Exercise objective: Reproduce the listing exactly, with no pictures in your copy.
################
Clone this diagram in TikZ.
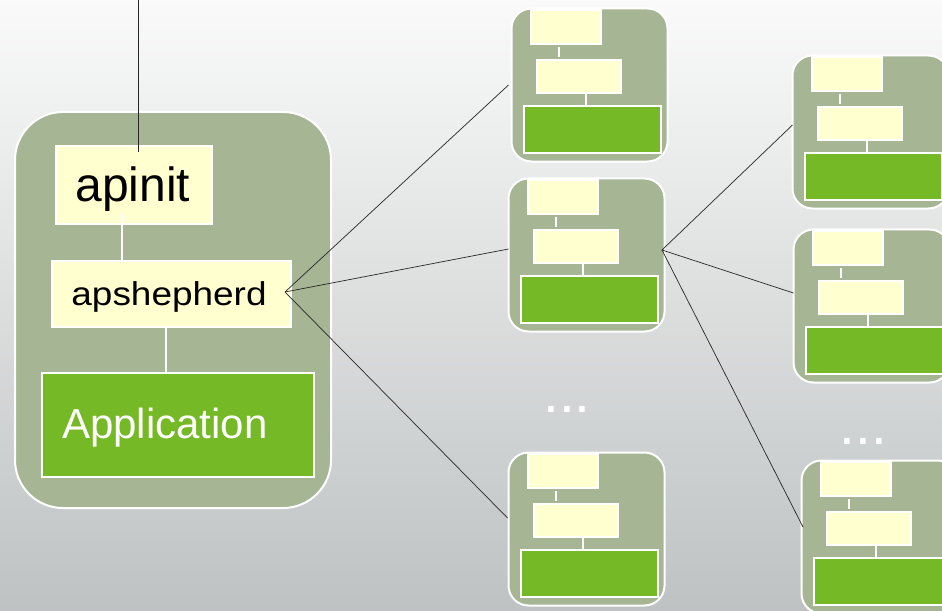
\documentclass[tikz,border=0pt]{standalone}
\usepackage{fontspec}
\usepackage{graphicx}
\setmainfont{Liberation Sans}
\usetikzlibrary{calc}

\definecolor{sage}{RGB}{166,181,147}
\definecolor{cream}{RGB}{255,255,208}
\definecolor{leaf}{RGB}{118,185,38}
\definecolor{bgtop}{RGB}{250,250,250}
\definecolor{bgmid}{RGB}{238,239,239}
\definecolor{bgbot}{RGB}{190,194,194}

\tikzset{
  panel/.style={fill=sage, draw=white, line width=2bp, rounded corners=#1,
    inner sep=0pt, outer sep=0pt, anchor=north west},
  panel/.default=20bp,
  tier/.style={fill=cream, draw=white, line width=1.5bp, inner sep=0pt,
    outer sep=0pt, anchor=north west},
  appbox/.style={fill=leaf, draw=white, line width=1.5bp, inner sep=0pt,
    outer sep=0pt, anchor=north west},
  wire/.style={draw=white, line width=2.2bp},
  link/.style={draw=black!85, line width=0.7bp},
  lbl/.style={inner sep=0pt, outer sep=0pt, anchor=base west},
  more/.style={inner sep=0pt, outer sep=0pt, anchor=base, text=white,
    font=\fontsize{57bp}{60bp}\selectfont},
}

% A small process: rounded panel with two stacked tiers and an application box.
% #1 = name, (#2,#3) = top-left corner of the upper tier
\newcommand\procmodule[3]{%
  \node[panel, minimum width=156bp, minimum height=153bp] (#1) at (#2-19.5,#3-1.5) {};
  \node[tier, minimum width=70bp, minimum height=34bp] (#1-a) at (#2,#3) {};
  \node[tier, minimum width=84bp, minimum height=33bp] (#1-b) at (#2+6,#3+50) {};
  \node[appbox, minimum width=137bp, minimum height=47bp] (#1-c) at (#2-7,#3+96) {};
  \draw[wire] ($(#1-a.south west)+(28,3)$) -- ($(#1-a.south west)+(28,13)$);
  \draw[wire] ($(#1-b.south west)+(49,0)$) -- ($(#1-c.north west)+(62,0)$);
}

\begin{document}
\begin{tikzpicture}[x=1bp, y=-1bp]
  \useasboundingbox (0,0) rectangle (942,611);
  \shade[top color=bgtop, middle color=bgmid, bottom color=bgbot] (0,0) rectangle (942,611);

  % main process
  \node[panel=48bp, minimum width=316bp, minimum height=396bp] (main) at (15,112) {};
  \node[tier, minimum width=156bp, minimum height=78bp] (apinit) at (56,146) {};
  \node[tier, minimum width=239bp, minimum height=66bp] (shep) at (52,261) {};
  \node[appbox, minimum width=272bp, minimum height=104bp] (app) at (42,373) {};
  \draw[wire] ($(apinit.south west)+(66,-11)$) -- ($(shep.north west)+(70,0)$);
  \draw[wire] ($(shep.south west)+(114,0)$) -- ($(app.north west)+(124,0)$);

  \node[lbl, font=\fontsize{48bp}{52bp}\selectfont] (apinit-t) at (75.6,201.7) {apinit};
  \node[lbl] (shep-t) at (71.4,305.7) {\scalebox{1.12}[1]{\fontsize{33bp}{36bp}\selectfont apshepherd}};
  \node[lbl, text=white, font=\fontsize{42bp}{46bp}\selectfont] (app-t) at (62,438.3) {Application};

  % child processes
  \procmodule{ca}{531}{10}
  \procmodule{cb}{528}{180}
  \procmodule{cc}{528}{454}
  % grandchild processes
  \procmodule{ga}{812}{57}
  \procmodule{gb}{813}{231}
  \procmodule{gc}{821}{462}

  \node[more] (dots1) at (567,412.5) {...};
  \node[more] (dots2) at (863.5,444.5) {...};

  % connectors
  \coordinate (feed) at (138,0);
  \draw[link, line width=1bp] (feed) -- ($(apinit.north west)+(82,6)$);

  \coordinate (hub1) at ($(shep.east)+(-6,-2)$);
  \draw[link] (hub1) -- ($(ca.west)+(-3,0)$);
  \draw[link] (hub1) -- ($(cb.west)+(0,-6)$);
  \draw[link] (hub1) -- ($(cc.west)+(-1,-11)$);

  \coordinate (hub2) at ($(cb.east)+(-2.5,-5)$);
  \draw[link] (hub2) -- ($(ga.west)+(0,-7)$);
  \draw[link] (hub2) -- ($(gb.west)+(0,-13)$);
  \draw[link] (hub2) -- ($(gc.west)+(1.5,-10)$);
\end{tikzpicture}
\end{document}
################
Problem solution:
Clone this diagram in TikZ.
\documentclass[tikz,border=0pt]{standalone}
\usepackage{fontspec}
\usepackage{graphicx}
\setmainfont{Liberation Sans}
\usetikzlibrary{calc}

\definecolor{sage}{RGB}{166,181,147}
\definecolor{cream}{RGB}{255,255,208}
\definecolor{leaf}{RGB}{118,185,38}
\definecolor{bgtop}{RGB}{250,250,250}
\definecolor{bgmid}{RGB}{238,239,239}
\definecolor{bgbot}{RGB}{190,194,194}

\tikzset{
  panel/.style={fill=sage, draw=white, line width=2bp, rounded corners=#1,
    inner sep=0pt, outer sep=0pt, anchor=north west},
  panel/.default=20bp,
  tier/.style={fill=cream, draw=white, line width=1.5bp, inner sep=0pt,
    outer sep=0pt, anchor=north west},
  appbox/.style={fill=leaf, draw=white, line width=1.5bp, inner sep=0pt,
    outer sep=0pt, anchor=north west},
  wire/.style={draw=white, line width=2.2bp},
  link/.style={draw=black!85, line width=0.7bp},
  lbl/.style={inner sep=0pt, outer sep=0pt, anchor=base west},
  more/.style={inner sep=0pt, outer sep=0pt, anchor=base, text=white,
    font=\fontsize{57bp}{60bp}\selectfont},
}

% A small process: rounded panel with two stacked tiers and an application box.
% #1 = name, (#2,#3) = top-left corner of the upper tier
\newcommand\procmodule[3]{%
  \node[panel, minimum width=156bp, minimum height=153bp] (#1) at (#2-19.5,#3-1.5) {};
  \node[tier, minimum width=70bp, minimum height=34bp] (#1-a) at (#2,#3) {};
  \node[tier, minimum width=84bp, minimum height=33bp] (#1-b) at (#2+6,#3+50) {};
  \node[appbox, minimum width=137bp, minimum height=47bp] (#1-c) at (#2-7,#3+96) {};
  \draw[wire] ($(#1-a.south west)+(28,3)$) -- ($(#1-a.south west)+(28,13)$);
  \draw[wire] ($(#1-b.south west)+(49,0)$) -- ($(#1-c.north west)+(62,0)$);
}

\begin{document}
\begin{tikzpicture}[x=1bp, y=-1bp]
  \useasboundingbox (0,0) rectangle (942,611);
  \shade[top color=bgtop, middle color=bgmid, bottom color=bgbot] (0,0) rectangle (942,611);

  % main process
  \node[panel=48bp, minimum width=316bp, minimum height=396bp] (main) at (15,112) {};
  \node[tier, minimum width=156bp, minimum height=78bp] (apinit) at (56,146) {};
  \node[tier, minimum width=239bp, minimum height=66bp] (shep) at (52,261) {};
  \node[appbox, minimum width=272bp, minimum height=104bp] (app) at (42,373) {};
  \draw[wire] ($(apinit.south west)+(66,-11)$) -- ($(shep.north west)+(70,0)$);
  \draw[wire] ($(shep.south west)+(114,0)$) -- ($(app.north west)+(124,0)$);

  \node[lbl, font=\fontsize{48bp}{52bp}\selectfont] (apinit-t) at (75.6,201.7) {apinit};
  \node[lbl] (shep-t) at (71.4,305.7) {\scalebox{1.12}[1]{\fontsize{33bp}{36bp}\selectfont apshepherd}};
  \node[lbl, text=white, font=\fontsize{42bp}{46bp}\selectfont] (app-t) at (62,438.3) {Application};

  % child processes
  \procmodule{ca}{531}{10}
  \procmodule{cb}{528}{180}
  \procmodule{cc}{528}{454}
  % grandchild processes
  \procmodule{ga}{812}{57}
  \procmodule{gb}{813}{231}
  \procmodule{gc}{821}{462}

  \node[more] (dots1) at (567,412.5) {...};
  \node[more] (dots2) at (863.5,444.5) {...};

  % connectors
  \coordinate (feed) at (138,0);
  \draw[link, line width=1bp] (feed) -- ($(apinit.north west)+(82,6)$);

  \coordinate (hub1) at ($(shep.east)+(-6,-2)$);
  \draw[link] (hub1) -- ($(ca.west)+(-3,0)$);
  \draw[link] (hub1) -- ($(cb.west)+(0,-6)$);
  \draw[link] (hub1) -- ($(cc.west)+(-1,-11)$);

  \coordinate (hub2) at ($(cb.east)+(-2.5,-5)$);
  \draw[link] (hub2) -- ($(ga.west)+(0,-7)$);
  \draw[link] (hub2) -- ($(gb.west)+(0,-13)$);
  \draw[link] (hub2) -- ($(gc.west)+(1.5,-10)$);
\end{tikzpicture}
\end{document}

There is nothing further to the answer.